Minister of Economy and Planning
- Incumbent
- Assumed office 3 May 2021
- Monarch: Salman
- Prime Minister: Salman (2021–2022); Mohammad bin Salman (2022–present);
- Preceded by: Mohammed Al-Jadaan

Vice Minister of Economy and Planning
- In office 26 February 2018 – 2 May 2021

Personal details
- Born: Faisal bin Fadhil Alibrahim
- Children: 2
- Education: Pennsylvania State University; Massachusetts Institute of Technology (MBA);

= Faisal F. Alibrahim =

Saudi government minister

Faisal bin Fadhil Alibrahim (Arabic: فيصل بن فاضل الإبراهيم) is the minister of Economy and Planning of Saudi Arabia. Alibrahim previously served as vice minister of Economy and Planning (6 February 2018 – 3 May 2021), supervisor of the Secretariat of the Council of Economic and Development Affairs, secretary of the board of directors of the National Development Fund, and chair of the Board of General Authority for Statistics. He is currently tasked with leading the diversification of Saudi Arabia's economy.

== Education ==
Alibrahim graduated from Pennsylvania State University with two bachelors of science, one each in economics and accounting.

He later completed his MBA at the Massachusetts Institute of Technology.

== Career ==
Prior to his appointment as minister, Alibrahim served as Vice Minister of Economy and Planning for three years (2018–2021). He began working in the ministry as an adviser in 2016.

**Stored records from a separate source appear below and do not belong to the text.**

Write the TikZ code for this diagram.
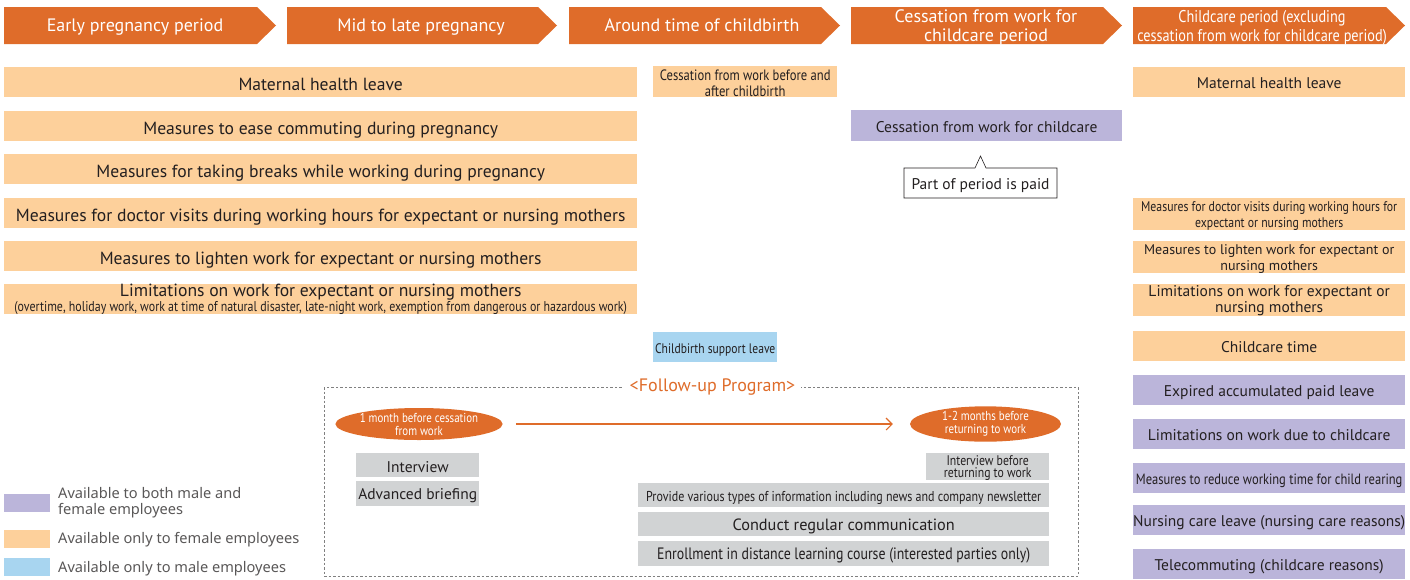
\documentclass[tikz,border=0pt]{standalone}
\usepackage{fontspec}
\setmainfont{PT Sans}
\newfontfamily\condf[FakeStretch=0.84]{PT Sans}
\newfontfamily\legf{Noto Sans}
\usetikzlibrary{arrows.meta,shapes.geometric}
\definecolor{hdrc}{RGB}{223,108,42}
\definecolor{peach}{RGB}{253,208,155}
\definecolor{purp}{RGB}{187,181,218}
\definecolor{lblue}{RGB}{168,213,240}
\definecolor{lgray}{RGB}{209,211,212}
\definecolor{txt}{RGB}{35,31,32}
\definecolor{legt}{RGB}{89,87,87}
\definecolor{dashc}{RGB}{128,128,128}
\newcommand{\fs}[1]{\fontsize{#1}{#1}\selectfont}
\newcommand{\tstrut}[1]{\rule{0pt}{#1}}
\tikzset{
  one/.style={text height=#1, text depth=0pt},
  one/.default=16pt,
  bx/.style={inner sep=0pt, anchor=north west, align=center, text=txt, font=\fs{17.6}},
  fem/.style={bx, fill=peach},
  both/.style={bx, fill=purp},
  male/.style={bx, fill=lblue},
  gbox/.style={bx, fill=lgray, font=\fs{15.5}},
  hdrtxt/.style={inner sep=0pt, align=center, text=white, font=\fs{18}},
  ellp/.style={ellipse, fill=hdrc, inner sep=0pt, minimum width=148pt, minimum height=32pt, text=white, align=center, font=\condf\fs{13}},
  legbox/.style={inner sep=0pt, anchor=north west, minimum width=46pt, minimum height=18pt},
  legtxt/.style={inner sep=0pt, anchor=west, align=left, text=legt, font=\legf\fs{14.6}},
}
\begin{document}
\begin{tikzpicture}[x=1pt,y=-1pt]
\useasboundingbox (0,0) rectangle (1410,579);
% header arrows
\fill[hdrc] (4,7) -- (257,7) -- (276,25.5) -- (257,44) -- (4,44) -- cycle;
\node[hdrtxt, one=12pt] (h1) at (135,25.5) {Early pregnancy period};
\fill[hdrc] (287,7) -- (538,7) -- (557,25.5) -- (538,44) -- (287,44) -- cycle;
\node[hdrtxt, one=12pt] (h2) at (421,25.5) {Mid to late pregnancy};
\fill[hdrc] (569,7) -- (821,7) -- (840,25.5) -- (821,44) -- (569,44) -- cycle;
\node[hdrtxt, one=12pt] (h3) at (702,25.5) {Around time of childbirth};
\fill[hdrc] (851,7) -- (1103,7) -- (1122,25.5) -- (1103,44) -- (851,44) -- cycle;
\node[hdrtxt] (h4) at (986,27.5) {Cessation from work for\\[1pt]childcare period};
\fill[hdrc] (1133,7) -- (1386,7) -- (1405,25.5) -- (1386,44) -- (1133,44) -- cycle;
\node[hdrtxt, font=\condf\fs{17}] (h5) at (1262,27.5) {Childcare period (excluding\\[2pt]cessation from work for childcare period)};
% left column
\node[fem, one, minimum width=633pt, minimum height=30pt] (l1) at (4,67) {Maternal health leave};
\node[fem, one, minimum width=633pt, minimum height=30pt] (l2) at (4,111) {Measures to ease commuting during pregnancy};
\node[fem, one, minimum width=633pt, minimum height=30pt] (l3) at (4,154) {Measures for taking breaks while working during pregnancy};
\node[fem, one, minimum width=633pt, minimum height=30pt] (l4) at (4,198) {Measures for doctor visits during working hours for expectant or nursing mothers};
\node[fem, one, minimum width=633pt, minimum height=30pt] (l5) at (4,241) {Measures to lighten work for expectant or nursing mothers};
\node[fem, minimum width=633pt, minimum height=30pt] (l6) at (4,284) {Limitations on work for expectant or nursing mothers\\[-3pt]{\condf\fs{14.2}(overtime, holiday work, work at time of natural disaster, late-night work, exemption from dangerous or hazardous work)}};
% middle
\node[fem, minimum width=184pt, minimum height=31pt, font=\condf\fs{15}] (m1) at (653,66) {\tstrut{14pt}Cessation from work before and\\[1pt]after childbirth};
\node[male, one=12pt, minimum width=124pt, minimum height=30pt, font=\condf\fs{13.8}] (m2) at (653,332) {Childbirth support leave};
\node[both, one=14pt, minimum width=271pt, minimum height=31pt, font=\fs{15.5}] (c1) at (851,110) {Cessation from work for childcare};
\draw[txt, line width=0.6pt, fill=white] (904,168) -- (975,168) -- (980.5,156) -- (986,168) -- (1057,168) -- (1057,198) -- (904,198) -- cycle;
\node[inner sep=0pt, one=12pt, text=txt, font=\fs{15.5}] (paid) at (980.5,183.5) {Part of period is paid};
% right column
\node[fem, one=13pt, minimum width=272pt, minimum height=30pt, font=\fs{15.5}] (r1) at (1133,67) {Maternal health leave};
\node[fem, minimum width=272pt, minimum height=30pt, font=\condf\fs{14}] (r2) at (1133,198) {\tstrut{13pt}Measures for doctor visits during working hours for\\[2pt]expectant or nursing mothers};
\node[fem, minimum width=272pt, minimum height=31pt, font=\fs{14}] (r3) at (1133,241) {\tstrut{13pt}Measures to lighten work for expectant or\\[2pt]nursing mothers};
\node[fem, minimum width=272pt, minimum height=30pt, font=\fs{15.5}] (r4) at (1133,284) {\tstrut{12.5pt}Limitations on work for expectant or\\[0.5pt]nursing mothers};
\node[fem, one=13pt, minimum width=272pt, minimum height=30pt, font=\fs{15.5}] (r5) at (1133,331) {Childcare time};
\node[both, one=13pt, minimum width=272pt, minimum height=30pt, font=\fs{15.5}] (r6) at (1133,375) {Expired accumulated paid leave};
\node[both, one=13pt, minimum width=272pt, minimum height=30pt, font=\fs{15.5}] (r7) at (1133,419) {Limitations on work due to childcare};
\node[both, one=12.5pt, minimum width=272pt, minimum height=30pt, font=\condf\fs{14.9}] (r8) at (1133,463) {Measures to reduce working time for child rearing};
\node[both, one=13pt, minimum width=272pt, minimum height=30pt, font=\fs{15.5}] (r9) at (1133,505) {Nursing care leave (nursing care reasons)};
\node[both, one=13pt, minimum width=272pt, minimum height=30pt, font=\fs{15.5}] (r10) at (1133,549) {Telecommuting (childcare reasons)};
% follow-up program
\draw[dashc, line width=0.7pt, dash pattern=on 2.5pt off 2pt] (324,387) rectangle (1078,576);
\node[fill=white, inner xsep=6pt, inner ysep=1pt, text=hdrc, font=\fs{18}] (fup) at (712.5,387) {<Follow-up Program>};
\node[ellp] (e1) at (419,424) {1 month before cessation\\[0pt]from work};
\node[ellp, minimum width=151pt] (e2) at (985.5,424) {1-2 months before\\[0pt]returning to work};
\draw[hdrc, line width=1.1pt, -{Straight Barb[length=6pt,width=12pt]}, shorten <=13pt, shorten >=17pt] (e1) -- (e2);
\node[gbox, one=14.6pt, minimum width=123pt, minimum height=24pt] (g1) at (356,453) {Interview};
\node[gbox, one=11pt, minimum width=123pt, minimum height=25pt] (g2) at (356,481) {Advanced briefing};
\node[gbox, minimum width=123pt, minimum height=24pt, font=\condf\fs{14}] (g3) at (926,453) {\tstrut{12pt}Interview before\\[-2pt]returning to work};
\node[gbox, one=13pt, minimum width=411pt, minimum height=24pt, font=\condf\fs{14.3}] (g4) at (638,483) {Provide various types of information including news and company newsletter};
\node[gbox, one=13pt, minimum width=411pt, minimum height=24pt, font=\fs{16.3}] (g5) at (638,512) {Conduct regular communication};
\node[gbox, one=12pt, minimum width=411pt, minimum height=25pt, font=\condf\fs{16.5}] (g6) at (638,541) {Enrollment in distance learning course (interested parties only)};
% legend
\node[legbox, fill=purp] (k1) at (4,494) {};
\node[legbox, fill=peach] (k2) at (4,530) {};
\node[legbox, fill=lblue] (k3) at (4,558) {};
\node[legtxt] (t1) at (58,502.5) {Available to both male and\\[1pt]female employees};
\node[legtxt] (t2) at (58,539.5) {Available only to female employees};
\node[legtxt] (t3) at (58,568.5) {Available only to male employees};
\end{tikzpicture}
\end{document}
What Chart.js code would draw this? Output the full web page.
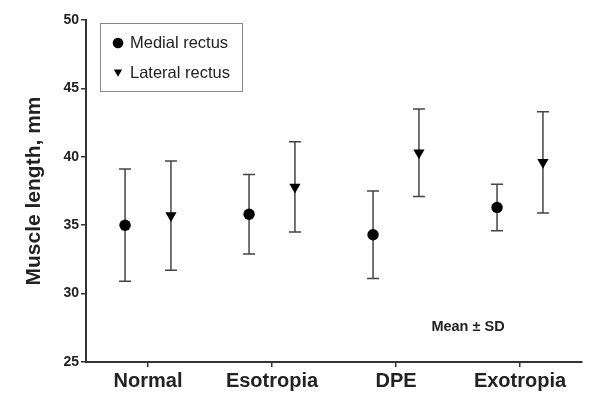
<!DOCTYPE html>
<html><head><meta charset="utf-8">
<script src="https://cdn.jsdelivr.net/npm/chart.js@4"></script>
<style>html,body{margin:0;padding:0;background:#fff}#wrap{width:600px;height:402px}</style>
</head><body><div id="wrap"><canvas id="c" width="600" height="402"></canvas></div>
<script>
const categories = ['Normal', 'Esotropia', 'DPE', 'Exotropia'];
const medialMean = [35.0, 35.8, 34.3, 36.3];
const medialSD = [4.1, 2.9, 3.2, 1.7];
const lateralMean = [35.7, 37.8, 40.3, 39.6];
const lateralSD = [4.0, 3.3, 3.2, 3.7];
const seriesLabels = ['Medial rectus', 'Lateral rectus'];
const noteText = 'Mean \u00b1 SD';

const OFFSET = 0.185;
const FONT = "'Liberation Sans', Arial, sans-serif";
const AXIS = '#333';
const TEXT = '#222';

const errorBars = {
  id: 'errorBars',
  beforeDatasetsDraw(chart) {
    const { ctx, scales: { x, y } } = chart;
    ctx.save();
    ctx.strokeStyle = '#444';
    ctx.lineWidth = 1.5;
    chart.data.datasets.forEach(ds => {
      ds.data.forEach((p, i) => {
        const px = x.getPixelForValue(p.x);
        const top = y.getPixelForValue(p.y + ds.sd[i]);
        const bot = y.getPixelForValue(p.y - ds.sd[i]);
        ctx.beginPath();
        ctx.moveTo(px, top); ctx.lineTo(px, bot);
        ctx.moveTo(px - 6, top); ctx.lineTo(px + 6, top);
        ctx.moveTo(px - 6, bot); ctx.lineTo(px + 6, bot);
        ctx.stroke();
      });
    });
    ctx.restore();
  }
};

const legendBox = {
  id: 'legendBox',
  afterDraw(chart) {
    const ctx = chart.ctx;
    ctx.save();
    ctx.strokeStyle = '#888';
    ctx.lineWidth = 1;
    ctx.strokeRect(100.5, 23.5, 142, 68);
    const rows = [43, 72];
    const radii = [5.3, 4.8];
    chart.data.datasets.forEach((ds, i) => {
      ctx.fillStyle = '#000';
      ctx.strokeStyle = '#000';
      Chart.helpers.drawPoint(ctx, { pointStyle: ds.pointStyle, radius: radii[i], rotation: ds.rotation || 0, borderWidth: 0 }, 118, rows[i]);
      ctx.fillStyle = TEXT;
      ctx.font = '16.5px ' + FONT;
      ctx.textBaseline = 'middle';
      ctx.textAlign = 'left';
      ctx.fillText(ds.label, 130, [43, 73][i]);
    });
    ctx.font = 'bold 14.5px ' + FONT;
    ctx.textAlign = 'center';
    ctx.textBaseline = 'middle';
    ctx.fillStyle = TEXT;
    ctx.fillText(noteText, 468, 327);
    ctx.restore();
  }
};

new Chart(document.getElementById('c'), {
  type: 'scatter',
  data: {
    datasets: [
      {
        label: seriesLabels[0],
        data: medialMean.map((v, i) => ({ x: i + 1 - OFFSET, y: v })),
        sd: medialSD,
        pointStyle: 'circle', pointRadius: 5.7, pointHoverRadius: 5.7,
        backgroundColor: '#000', borderColor: '#000', borderWidth: 0
      },
      {
        label: seriesLabels[1],
        data: lateralMean.map((v, i) => ({ x: i + 1 + OFFSET, y: v })),
        sd: lateralSD,
        pointStyle: 'triangle', rotation: 180, pointRadius: 6.5, pointHoverRadius: 6.5,
        backgroundColor: '#000', borderColor: '#000', borderWidth: 0
      }
    ]
  },
  options: {
    responsive: false, animation: false, events: [],
    layout: { padding: { left: 0, right: 18, top: 20, bottom: 0 } },
    plugins: { legend: { display: false }, tooltip: { enabled: false } },
    scales: {
      x: {
        type: 'linear', min: 0.5, max: 4.5,
        afterBuildTicks: s => { s.ticks = categories.map((c, i) => ({ value: i + 1 })); },
        ticks: {
          callback: v => categories[Math.round(v) - 1],
          font: { family: FONT, size: 20, weight: 'bold' }, color: TEXT,
          padding: 2, autoSkip: false, maxRotation: 0
        },
        grid: { drawOnChartArea: false, drawTicks: true, tickLength: 5, color: AXIS, lineWidth: 1.5 },
        border: { display: true, color: AXIS, width: 2 },
        afterFit: s => { s.height = 40; }
      },
      y: {
        min: 25, max: 50,
        ticks: { stepSize: 5, font: { family: FONT, size: 14, weight: 'bold' }, color: TEXT, padding: 2 },
        grid: { drawOnChartArea: false, drawTicks: true, tickLength: 5, color: AXIS, lineWidth: 1.5 },
        border: { display: true, color: AXIS, width: 2 },
        title: { display: true, text: 'Muscle length, mm', font: { family: FONT, size: 21, weight: 'bold' }, color: TEXT, padding: { top: 22, bottom: 0 } },
        afterFit: s => { s.width = 86; }
      }
    }
  },
  plugins: [errorBars, legendBox]
});
</script>
</body></html>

Previously, he held several roles at Saudi Arabian Oil Company (Saudi Aramco), including vice president of Aramco Development (2013–2015), head of Mergers & Acquisitions at New Business Development (2012–2014), commercial director of the Ras Al-Khair Maritime Yard Project, and project director of the Vela-Bahri Transaction. He also worked as a project manager for the Merger of Operations and Fleet Deals for Villa and Bahri Company, in addition to serving as project manager for King Salman International Complex for Services and Maritime Industries in Ras Al-Khair for Commercial and Financial Affairs (2014–2015).

=== Minister of Economy and Planning ===
Alibrahim assumed his position as minister of Economy and Planning after a period of advising the ministry. Since being appointed as a minister in May 2021, he has overseen the continued digital transformation of Saudi Arabia's economy. In that time, the kingdom has risen 20 places in the Digital Competitiveness Report 2021 to rank second among G20 countries. In May 2022, the Ministry of Economy and Planning launched the 2022 Census of Saudi Arabia, which is the Kingdom's first digital census.

== Presidencies and memberships ==
- chairman of the board of General Authority for Statistics. (since 2021)
- Member of the advisory board for Young Leaders in Aramco (2011–2012)
- Member of the board of directors of the Cultural Development Fund (since 2021)
- Member of the board of directors of the Geophysical Equipment Factory Ltd (2014–2015)
- Member of the board of directors of the Local Content and Government Procurement Authority (since 2019)
- Member of the board of directors of the National Council for Measuring the Performance of Public Institutions "Adaa" (since 2020)
- Member of the board of directors of the National Energy Efficiency Services Company "Tarsheed" (since 2018)
- Member of the board of directors of the Non-Oil Revenue Development Center (since 2019)
- Member of the board of directors of the Nuclear and Radiological Regulatory Authority (since 2022)
- Secretary of the board of directors of the National Development Fund (since 2018)
- Strategy advisor at Uber (2015–2016)
- Supervisor of the Secretariat of the Council of Economic and Development Affairs

== Honors and awards ==
- Selected as Young Global Leader of the Year 2020 by the World Economic Forum.